Die Forscher lösten die Silikatbestandteile von Kieselalgenschalen mit einer fluoridhaltigen Lösung auf. Die Überbleibsel erscheinen unter dem Rasterelektronenmikroskop als filigrane, netzartige Gerüstsubstanz. Dieses Netz gleicht der Form und Größe der Zellwand und besteht aus miteinander vernetzten Fasern mit einem durchschnittlichen Durchmesser von etwa 25 Nanometern. Spektroskopische Untersuchungen zeigten, dass diese Fasern Chitin sowie weitere, bisher unbekannte Biomoleküle enthalten.

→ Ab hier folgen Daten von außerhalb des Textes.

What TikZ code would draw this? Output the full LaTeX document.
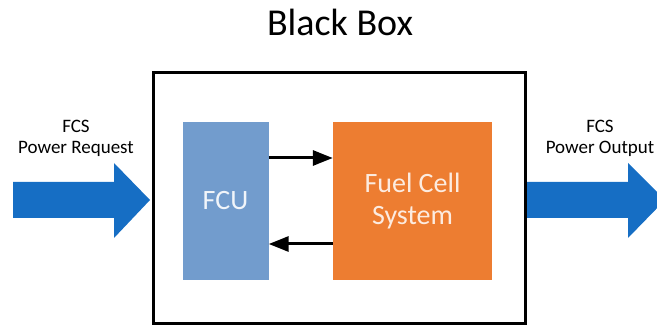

"Unsere Ergebnisse lassen darauf schließen, dass die chitin-basierte netzwerkartige Struktur als Grundgerüst für die Silikatabscheidung dient, während weitere Biomoleküle diese aktiv beeinflussen", so Brunner. "Dieser Mechanismus wäre dann dem der Kalziumkarbonat-Biomineralisation analog. Zusätzlich könnten die Netzwerke im Innern der Zellwand eine mechanische Stabilisierungsfunktion haben."
Quelle: Brunner, E. et. al.: Chitin-basierte organische Netzwerke - ein integraler Bestandteil des Zellwandbiosilicates der Diatomee Thalassiosira pseudonana., In: Angew. Chem., DOI: 10.1002/ange.200905028, 2009.